Change is never easy in an institution (especially one where, as I have pointed out previously, people have worked for a long time). We get used to the way things are and we get good at our jobs because we know how things work. Then they go and give us all new software and expect us to be happy about it.
My responsibility in the migration was to schedule the reference staff time for training and to model a good attitude about change. The latter was the more important of the two! Our staff had been through an ILS migration before, and remembered how painful it was. They really needed to see how excited the library administrators were about the product and be constantly reassured that their mind would be blown at how AWESOME it would be.
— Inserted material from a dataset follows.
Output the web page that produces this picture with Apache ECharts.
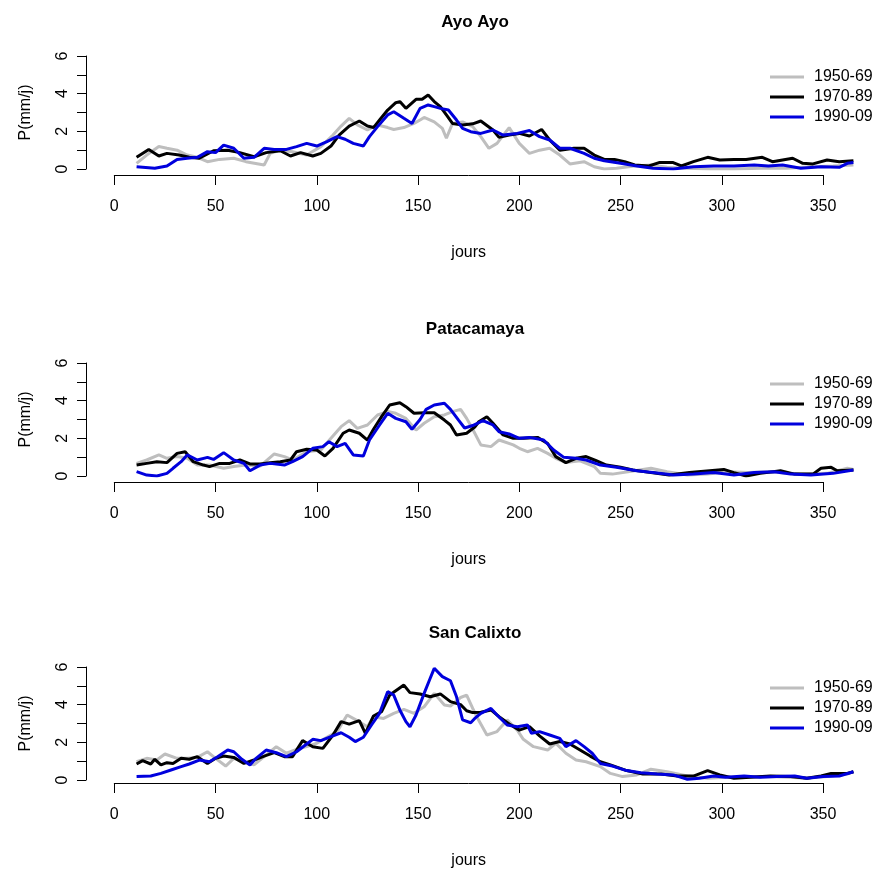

Here’s the ugly truth: I did not vote for this product. I was on the review committee and this particular system was actually my third choice. I was overruled in part due to budget and company loyalty, and I’m ok with that because the other truth is that this system is still waaaay better than what we had been using. I didn’t want staff to necessarily know that it was my last choice of the products we looked at. I wasn’t hiding that fact, but I didn’t offer it up as common knowledge, either. Instead, I focused on how much better it would be than our current system and joyfully expressed how much everyone was sure to love it. (Of course, most of them hadn’t seen the other options, so they had no idea what the others were capable of!)
Then there was the public. They don’t like change any more than staff do. Their links! Their precious links! WHAT HAVE WE DONE TO THEIR LINKS?? Staff now had to be cheerleaders to the public, as I had been for them. We asked for their patience as we figured things out. We promised that their links were New and Improved. We showed them features they had never dreamed possible.
And then the catalog broke.
And we fixed it. The point is, changes like this come with a few speed bumps, but if we can all just stay calm and be positive, those speed bumps don’t turn into mountains. There are no library catalog emergencies. We can deal with just about any thing that can go wrong. We can waive fines and give extra renewals. We can give guest passes when library cards don’t authenticate properly. We can smile and thank our patrons for their patience. We can promise to keep working on it so we – and the system – get better and better.
It is day two on the new system, and we’re better today than we were yesterday. I call that a victory.